The chairman of Britain’s governing Conservative Party told former Foreign Secretary Boris Johnson to say sorry Tuesday for a newspaper column in which he wrote that burqa-wearing women looked like “letter boxes” and bank robbers.
Johnson, who quit the government last month in a dispute over Brexit, made the remarks in a Daily Telegraph article published Monday.
Johnson said he opposed banning burqas and other face-covering garments, but wrote that it was “absolutely ridiculous that people should choose to go around looking like letter boxes.”
His article drew criticism from Muslim groups and fellow politicians — including some Conservatives.
Mohamed Sheikh, founder of the Conservative Muslim Forum, said Johnson’s article had been “totally out of order.”
Middle East Minister Alistair Burt criticized Johnson for comments he said “many people would find offensive.”
Conservative Party chairman Brandon Lewis said in a tweet that he agreed with Burt and had asked Johnson to apologize.
Latin-spouting, tousle-headed Johnson is a former mayor of London and one of Britain’s best-known politicians.

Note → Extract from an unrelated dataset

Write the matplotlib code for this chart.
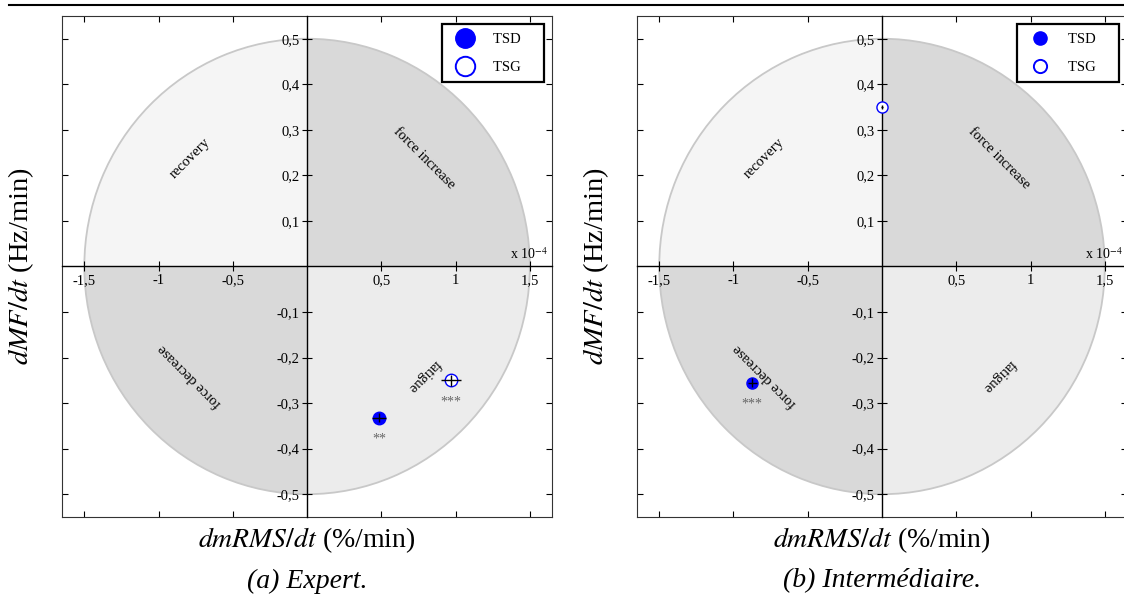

He resigned as foreign secretary in July, accusing Prime Minister Theresa May of killing “the Brexit dream” with her plan to seek close economic ties with the European Union after the U.K. leaves the bloc next year.
The resignation solidified Johnson’s position as a leader of the pro-Brexit wing of the Conservative Party, which is deeply divided over its attitude to the EU.
Many expect May to face a leadership challenge if faltering Brexit negotiations don’t improve — and Johnson is likely to be a contender to replace her. Some suspected Johnson’s burqa comments were intended to boost his appeal among right-wing members of the party.
Sayeeda Warsi, a Conservative member of the House of Lords, said Johnson was using Muslim women as a “convenient political football to try and increase his poll ratings.”
“These were offensive comments but clever politics,” she said. “Boris knew the effect and the impact that this kind of dog-whistle politics would have.”
Several European countries, including France, Belgium and Denmark, have banned face-covering veils in public, but none of Britain’s main political parties supports such a restriction.
The prime minister’s official spokesman, James Slack, said “such a prescriptive approach would be not in keeping with British values of religious tolerance and gender equality.”